Translating the mayor’s order into permanent city law and ending the emergency declaration could weaken Fix The City’s legal challenge, at least as it applies to future projects, though Everoff disputed that point. But whether a majority on the city’s council will agree to do so — and how much of the mayor’s original policy they will opt to rewrite, soften or jettison in the process — is an open question.
Still up for debate: Just how many incentives and waivers the city is willing to grant 100% affordable developers as they make use of the state’s density bonus program. So far that decision has been left to the planning department’s discretion. That unlimited economizing and supersizing has resulted in projects that are “substantially out of scale” with their surrounding neighborhoods, according to a planning department assessment. The most recent version of the ordinance caps the number of developer freebies at five.

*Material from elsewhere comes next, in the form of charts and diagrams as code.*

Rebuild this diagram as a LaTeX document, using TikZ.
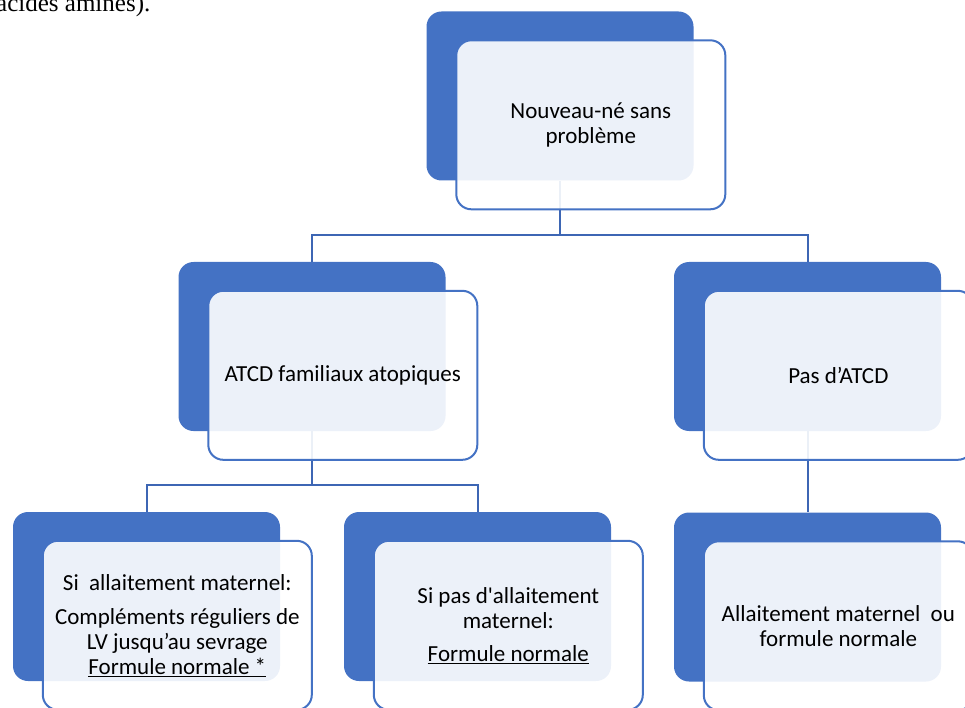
\documentclass[tikz,border=0pt]{standalone}
\usepackage{fontspec}
\setmainfont{Carlito}
\newfontfamily\bodyserif{Liberation Serif}
\usetikzlibrary{positioning}
\definecolor{accent}{HTML}{4472C4}
\definecolor{linkblue}{HTML}{3D66B4}
\tikzset{
  backbox/.style={fill=accent, rounded corners=15pt, inner sep=0pt,
    minimum width=267pt, minimum height=169pt},
  frontbox/.style={fill=white, fill opacity=0.9, text opacity=1, draw=accent,
    line width=2pt, rounded corners=15pt, inner sep=2pt, align=center,
    minimum width=269pt, minimum height=169pt, anchor=north west,
    font=\fontsize{23}{25}\selectfont},
  link/.style={draw=linkblue, line width=2pt}
}
\begin{document}
\begin{tikzpicture}[x=1pt, y=-1pt]
  \clip (0,0) rectangle (965,708);
  % end of the text above the chart
  \node [font=\bodyserif\fontsize{25}{28}\selectfont, anchor=base west, inner sep=0pt]
    (prevtext) at (-4,12) {acides aminés).};
  % back boxes
  \node [backbox] (b0) at (560,96) {};
  \node [backbox] (b1) at (312,346.5) {};
  \node [backbox] (b2) at (807.5,346.5) {};
  \node [backbox] (b3) at (146.5,596.5) {};
  \node [backbox] (b4) at (477.5,596.5) {};
  \node [backbox] (b5) at (807.5,597) {};
  % connectors
  \coordinate (j0) at (b0.south |- 0,235);
  \coordinate (j1) at (b1.south |- 0,485);
  \draw [link] (b0.south) -- (j0) -| (b1.north);
  \draw [link] (j0) -| (b2.north);
  \draw [link] (b1.south) -- (j1) -| (b3.north);
  \draw [link] (j1) -| (b4.north);
  \draw [link] (b2.south) -- (b5.north);
  % front boxes
  \node [frontbox] (f0) at ([shift={(29,28)}]b0.north west) {Nouveau-né sans\\problème};
  \node [frontbox] (f1) at ([shift={(29,28)}]b1.north west) {ATCD familiaux atopiques};
  \node [frontbox] (f2) at ([shift={(29,28)}]b2.north west) {Pas d’ATCD};
  \node [frontbox] (f3) at ([shift={(29,28)}]b3.north west)
    {Si\ \ allaitement maternel:\\[9pt]Compléments réguliers de\\LV jusqu’au sevrage\\\underline{Formule normale *}};
  \node [frontbox] (f4) at ([shift={(29,28)}]b4.north west)
    {Si pas d\textquotesingle allaitement\\maternel:\\[8pt]\underline{Formule normale}};
  \node [frontbox] (f5) at ([shift={(29,28)}]b5.north west) {Allaitement maternel\ \ ou\\formule normale};
\end{tikzpicture}
\end{document}
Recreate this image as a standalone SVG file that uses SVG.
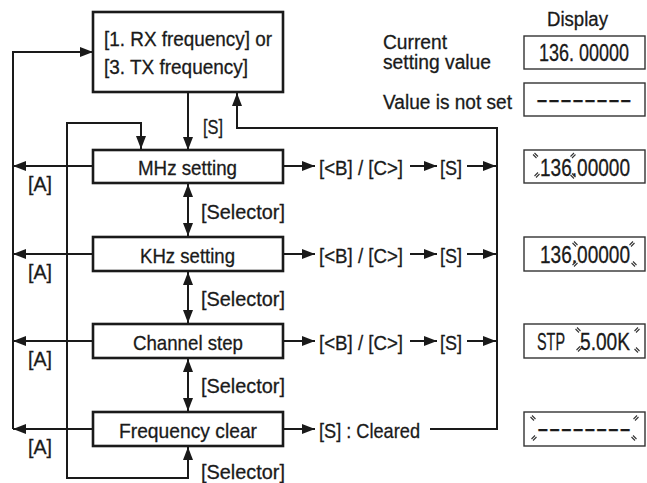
<svg xmlns="http://www.w3.org/2000/svg" width="647" height="483" viewBox="0 0 647 483">
<defs>
<marker id="ah" markerUnits="userSpaceOnUse" markerWidth="13" markerHeight="10" refX="13" refY="5" orient="auto-start-reverse"><path d="M0,0 L13,5 L0,10 z" fill="#1a1a1a"/></marker>
<path id="mb" d="M-2.5,-1 L1,2.5 M-1,-2.5 L2.5,1"/>
<path id="mf" d="M2.5,-1 L-1,2.5 M1,-2.5 L-2.5,1"/>
</defs>
<style>
.t{font-family:"Liberation Sans Narrow","Liberation Sans",Arial,sans-serif;font-size:21px;fill:#1a1a1a;stroke:#1a1a1a;stroke-width:0.3}
.s18{font-size:20px}
.d{font-family:"Liberation Sans",Arial,sans-serif;font-size:24px;fill:#1a1a1a;stroke:#1a1a1a;stroke-width:0.3}
.box{fill:#fff;stroke:#1a1a1a;stroke-width:2.6}
.disp{fill:#fff;stroke:#333;stroke-width:1.4}
.c{fill:none;stroke:#1a1a1a;stroke-width:2}
.a{marker-end:url(#ah)}
.bd{marker-start:url(#ah);marker-end:url(#ah)}
.bl{fill:none;stroke:#333;stroke-width:1.1}
</style>
<rect width="647" height="483" fill="#fff"/>

<g id="connectors">
  <path class="c a" d="M13,429 V52 H93"/>
  <path class="c a" d="M93,166 H13"/>
  <path class="c a" d="M93,254 H13"/>
  <path class="c a" d="M93,341 H13"/>
  <path class="c a" d="M93,429 H13"/>
  <path class="c a" d="M188,92 V150"/>
  <path class="c bd" d="M188,447 V478 H67 V123 H141 V149"/>
  <path class="c bd" d="M188,184 V236"/>
  <path class="c bd" d="M188,272 V323"/>
  <path class="c bd" d="M188,359 V411"/>
  <path class="c a" d="M283,166 H315"/>
  <path class="c a" d="M410,166 H437"/>
  <path class="c a" d="M467,166 H496"/>
  <path class="c a" d="M283,254 H315"/>
  <path class="c a" d="M410,254 H437"/>
  <path class="c a" d="M467,254 H496"/>
  <path class="c a" d="M283,341 H315"/>
  <path class="c a" d="M410,341 H437"/>
  <path class="c a" d="M467,341 H496"/>
  <path class="c a" d="M283,429 H315"/>
  <path class="c a" d="M430,429 H497 V128 H237 V93"/>
  <text class="t" x="203" y="134" textLength="20" lengthAdjust="spacingAndGlyphs">[S]</text>
  <text class="t" x="28" y="191" textLength="24" lengthAdjust="spacingAndGlyphs">[A]</text>
  <text class="t" x="28" y="279" textLength="24" lengthAdjust="spacingAndGlyphs">[A]</text>
  <text class="t" x="28" y="366" textLength="24" lengthAdjust="spacingAndGlyphs">[A]</text>
  <text class="t" x="28" y="454" textLength="24" lengthAdjust="spacingAndGlyphs">[A]</text>
  <text class="t" x="201" y="219" textLength="84" lengthAdjust="spacingAndGlyphs">[Selector]</text>
  <text class="t" x="201" y="306" textLength="84" lengthAdjust="spacingAndGlyphs">[Selector]</text>
  <text class="t" x="201" y="393" textLength="84" lengthAdjust="spacingAndGlyphs">[Selector]</text>
  <text class="t" x="201" y="479" textLength="84" lengthAdjust="spacingAndGlyphs">[Selector]</text>
  <text class="t" x="319" y="175" textLength="84" lengthAdjust="spacingAndGlyphs">[&lt;B] / [C&gt;]</text>
  <text class="t" x="440" y="175" textLength="22" lengthAdjust="spacingAndGlyphs">[S]</text>
  <text class="t" x="319" y="263" textLength="84" lengthAdjust="spacingAndGlyphs">[&lt;B] / [C&gt;]</text>
  <text class="t" x="440" y="263" textLength="22" lengthAdjust="spacingAndGlyphs">[S]</text>
  <text class="t" x="319" y="350" textLength="84" lengthAdjust="spacingAndGlyphs">[&lt;B] / [C&gt;]</text>
  <text class="t" x="440" y="350" textLength="22" lengthAdjust="spacingAndGlyphs">[S]</text>
  <text class="t" x="319" y="438" textLength="101" lengthAdjust="spacingAndGlyphs">[S] : Cleared</text>
</g>

<g id="node-freq">
  <rect class="box" x="93" y="12" width="190" height="80"/>
  <text class="t s18" x="104" y="46" textLength="168" lengthAdjust="spacingAndGlyphs">[1. RX frequency] or</text>
  <text class="t s18" x="104" y="74" textLength="144" lengthAdjust="spacingAndGlyphs">[3. TX frequency]</text>
</g>
<g id="node-mhz">
  <rect class="box" x="93" y="150" width="190" height="33"/>
  <text class="t" x="138" y="175" textLength="99" lengthAdjust="spacingAndGlyphs">MHz setting</text>
</g>
<g id="node-khz">
  <rect class="box" x="93" y="237" width="190" height="34"/>
  <text class="t" x="140" y="263" textLength="95" lengthAdjust="spacingAndGlyphs">KHz setting</text>
</g>
<g id="node-step">
  <rect class="box" x="93" y="324" width="190" height="34"/>
  <text class="t" x="133" y="350" textLength="110" lengthAdjust="spacingAndGlyphs">Channel step</text>
</g>
<g id="node-clear">
  <rect class="box" x="93" y="412" width="190" height="34"/>
  <text class="t" x="119" y="438" textLength="138" lengthAdjust="spacingAndGlyphs">Frequency clear</text>
</g>

<g id="legend">
  <text class="t s18" x="547" y="26" textLength="61" lengthAdjust="spacingAndGlyphs">Display</text>
  <text class="t s18" x="383" y="49" textLength="64" lengthAdjust="spacingAndGlyphs">Current</text>
  <text class="t s18" x="383" y="69" textLength="108" lengthAdjust="spacingAndGlyphs">setting value</text>
  <text class="t s18" x="383" y="109" textLength="129" lengthAdjust="spacingAndGlyphs">Value is not set</text>
</g>
<g id="display-current">
  <rect class="disp" x="524" y="36" width="121" height="33"/>
  <text class="d" transform="translate(539,61) scale(0.75,1)">136. 00000</text>
</g>
<g id="display-notset">
  <rect class="disp" x="524" y="83" width="121" height="33"/>
  <text class="d" transform="translate(536,107) scale(1.5,1)">--------</text>
</g>
<g id="display-mhz">
  <rect class="disp" x="524" y="150" width="121" height="33"/>
  <text class="d" transform="translate(540,175.5) scale(0.794,1)">136.00000</text>
  <use href="#mb" class="bl" x="535.5" y="155.5"/>
  <use href="#mf" class="bl" x="537" y="175"/>
  <use href="#mf" class="bl" x="573" y="155.5"/>
  <use href="#mb" class="bl" x="573" y="176"/>
</g>
<g id="display-khz">
  <rect class="disp" x="524" y="237" width="121" height="34"/>
  <text class="d" transform="translate(540,262.5) scale(0.794,1)">136.00000</text>
  <use href="#mb" class="bl" x="575" y="244"/>
  <use href="#mf" class="bl" x="575" y="264"/>
  <use href="#mf" class="bl" x="632" y="244"/>
  <use href="#mb" class="bl" x="634" y="264"/>
</g>
<g id="display-step">
  <rect class="disp" x="524" y="324" width="121" height="34"/>
  <text class="d" transform="translate(537,349.5) scale(0.6,1)">STP</text>
  <text class="d" transform="translate(580,349.5) scale(0.797,1)">5.00K</text>
  <use href="#mb" class="bl" x="578" y="330"/>
  <use href="#mf" class="bl" x="579" y="349"/>
  <use href="#mf" class="bl" x="637" y="330"/>
  <use href="#mb" class="bl" x="637" y="350"/>
</g>
<g id="display-clear">
  <rect class="disp" x="524" y="412" width="121" height="34"/>
  <text class="d" transform="translate(537,436) scale(1.47,1)">--------</text>
  <use href="#mb" class="bl" x="533" y="418"/>
  <use href="#mf" class="bl" x="636" y="418"/>
  <use href="#mf" class="bl" x="534" y="438"/>
  <use href="#mb" class="bl" x="634" y="438"/>
</g>
</svg>
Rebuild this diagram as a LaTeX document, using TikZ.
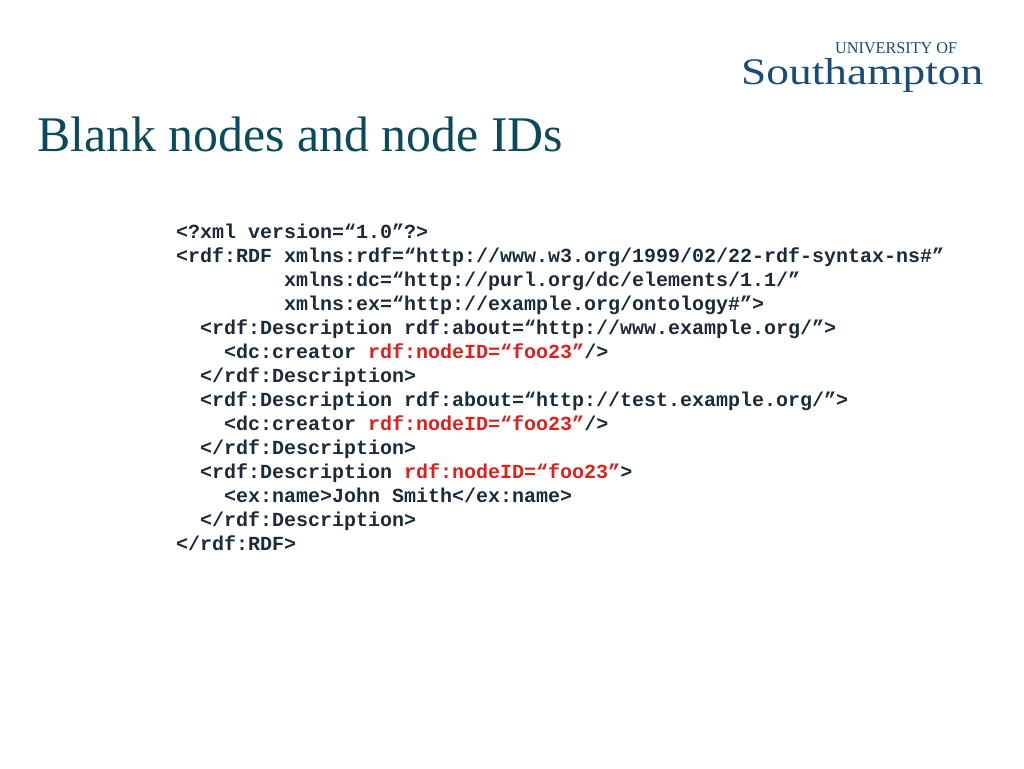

Slocum, the developer of the proposed Echo Park apartment building, said most of his projects would “no longer work” if subject to such a cap. He said he needs eleven or twelve.
‘A declaration of war on single-family neighborhoods’
But the biggest debate over the breadth of the city policy may have already come and gone. Though the first version of the executive order seemed to apply to all housing sites in the city, Bass later came back with an amended order to exempt all of the city’s single family neighborhoods. That clarification cut out more than 70% of the city’s residentially zoned land and the lion’s share of its well-to-do neighborhoods, but not before a handful of projects were approved.
The city has since tried to revoke the approvals of some of those projects. Their fate is now the subject of yet another series of lawsuits, these brought by the pro-housing development legal group YIMBY Law, who argue that the city has to let those developments go ahead. In its first suit on behalf of a proposed 7-story project in the west San Fernando Valley, the group denounced the city for having “buckled to political pressure from ‘Not In My Back Yard’ constituents.”
Councilmember Bob Blumenfield, whose district includes the southwest San Fernando Valley and who opposed approving these under-the-wire affordable projects in single family areas said there’s virtually no chance that the council will decide to re-expand the policy to every part of the city. Doing so might have a limited effect anyway: The number of single family parcels that can be turbo-developed under the state’s density bonus law is limited.
“While that may be something for the future, right now we’re piloting (Executive Directive 1) the way it is,” he said. “And as it is, it’s a major step forward. To go that extra step…would be a declaration of war with our single family neighborhoods.”
That war may be coming to Los Angeles before long. Just as cities across the San Francisco Bay Area were required by state law to redraw their zoning maps to accommodate a massive increase in allowable housing development, the City of Los Angeles has until mid-October to plan for 250,000 new homes.